O que é esse arrepio que nasce na barriga, percorre o corpo, subindo até o topo da cabeça, onde queima, muda o humor, me torna melancólico? Melancólico e solitário eu sempre fui, mas por que isso agora me incomoda?
Talvez seja porque solidão e melancolia se tornam suportáveis quando não se olha pela janela que o coração escancara para o mundo. Olhar por ela é muito fácil quando a vista está favorável, quando se enxerga alguém que cativa a contemplação indefinida. Nesses momentos nos dispomos a tudo para não sair da janela, para poder se deleitar um pouco mais com a paisagem. As convicções se torcem, contorcem, se modificam, na esperança de que esses momentos de contemplação durem o quanto for possível.
Entretanto a vista vai sendo perscrutada cada vez mais a fundo, ganhando tonalidades diferentes. Há muita surpresa ao se encontrar imperfeições onde antes não se notara. Então, ou diminui-se a vontade de olhar, processo gradual que leva inexoravelmente ao afastamento da vista, ou reaprende-se a observá-la, com olhos diferentes, mais críticos, mas fundamentalmente intocados na vontade de continuar olhando.
Depois de muito tempo me proibindo de olhar pela janela, resolvi espiar e gostei do que vi. Observei atentamente e percebi várias nuances ausentes na impressão inicial. Percebi que não havia harmonia completa e, azar meu, ou sorte, já não sei dizer, não tive vontade de deixar de olhar. Corro agora, tentando não olhar, fecho os olhos, quero que a vista se afaste, mas ela continua impressa nitidamente na minha retina.
Como então livrar-me da angústia de fechar os olhos e continuar vendo o que não quero/devo ver?
Por quais mudanças devo passar para suportar?
Quais convicções estaria eu disposto a rever para que a situação se modifique?

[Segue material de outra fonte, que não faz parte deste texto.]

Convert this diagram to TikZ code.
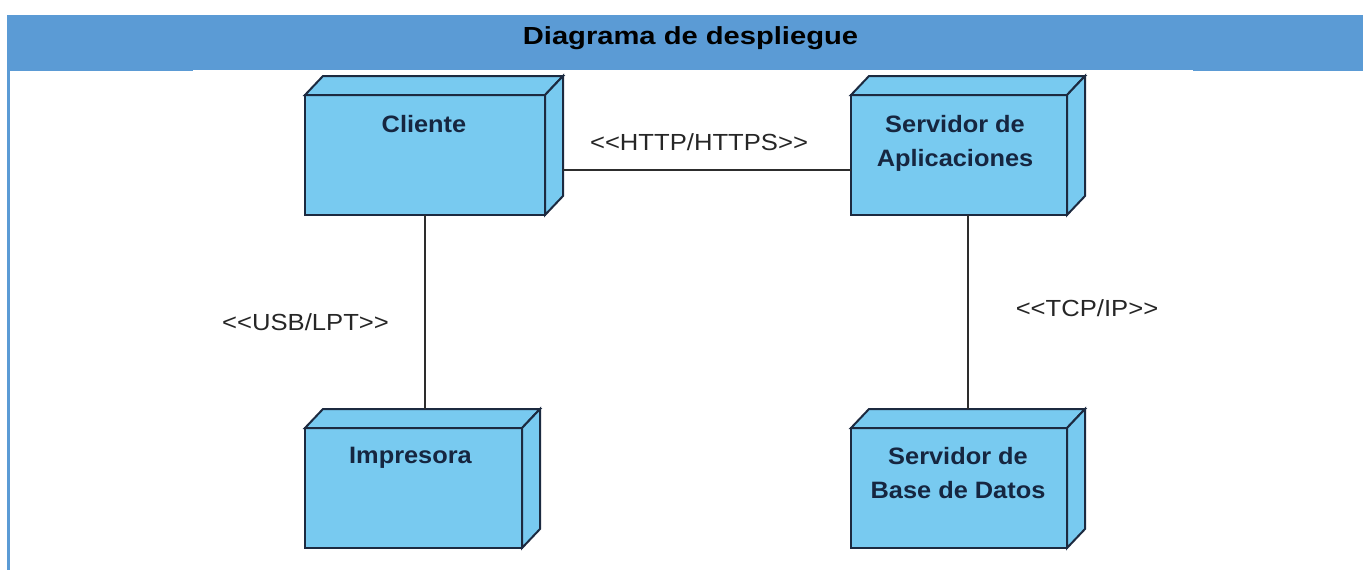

Uma coisa é certa, uma vez que decidimos olhar pela janela, não conseguimos mais viver sem ela. Se devo olhar, agora, através dela, devo mudar muitas coisas. A criação deste blog e publicação de meus textos talvez seja o primeiro passo para sair do casulo onde entrei e relutei
Agradeço à pessoa que abriu os meus olhos, cuja imagem ainda está fixa na retina dos meus olhos fechados. Que nunca sumirá, pois acredito que na retina haja um espaço pequenino para cada pessoa que nos proporciona bons momentos. Esses bons momentos é o que desejo levar da vida.
Não olhar pela janela é não viver, só agora percebo. Esse recém-nascido agradece pela chance de poder viver.
4 comentários:
Por que a solidão agora te incomoda? Porque qualquer posição, por mais confortável que seja, um dia se torna desconfortável. As juntas começam a doer, a ranger como as tábuas de um navio, reinvindicando uma nova posição. Parece que os olhos - e o coração -clamam: "Mude de posição, quero ver o mundo de outra perspectiva". O problema é que às vezes somos teimosos e nos recusamos a adotar novo ponto de vista porque preconceituosamente acreditamos que o nosso é o melhor. Assim, ignoramos negligentemente os tais clamores - e pagamos um preço alto quando isso acontece.
Tens razão! No próprio texto eu admito que deve haver mudanças. Agora tenho que cavocar um pouco mais fundo, já que o buraco está feito, e tentar descobrir onde tudo vai dar. O importante é lembrar do que se passou e ver que, onde quer que eu chegue, não será um lugar para deixar novamente as juntas rangerem. Essa dinâmica é um bocado difícil de ser aprendida, mas com o tempo a gente pega o jeito.
Coragem de mudar...
É complicado mesmo, sofremos por uma vida que algumas vezes muda mesmo que não tenhamos pedido por isso, mesmo que a mudança tenha sido imposta.
Depois, quem sabe, pensamos que pode ter sido melhor mesmo, ou não... O conflito gerado internamente pode até fazer crescer, mas não é facil.
Patrícia, se a mudança foi melhor ou não, não é a questão fundamental. O que importa é como que se reagiu perante a mudança imposta, qual foi o caminho seguido e se o final de mais esta caminhada levou a um fim satisfatório. Espero sinceramente que no teu caso tenhas sido feliz e que as mudanças tenham te ajudado a ser uma pessoa mais completa e realizada.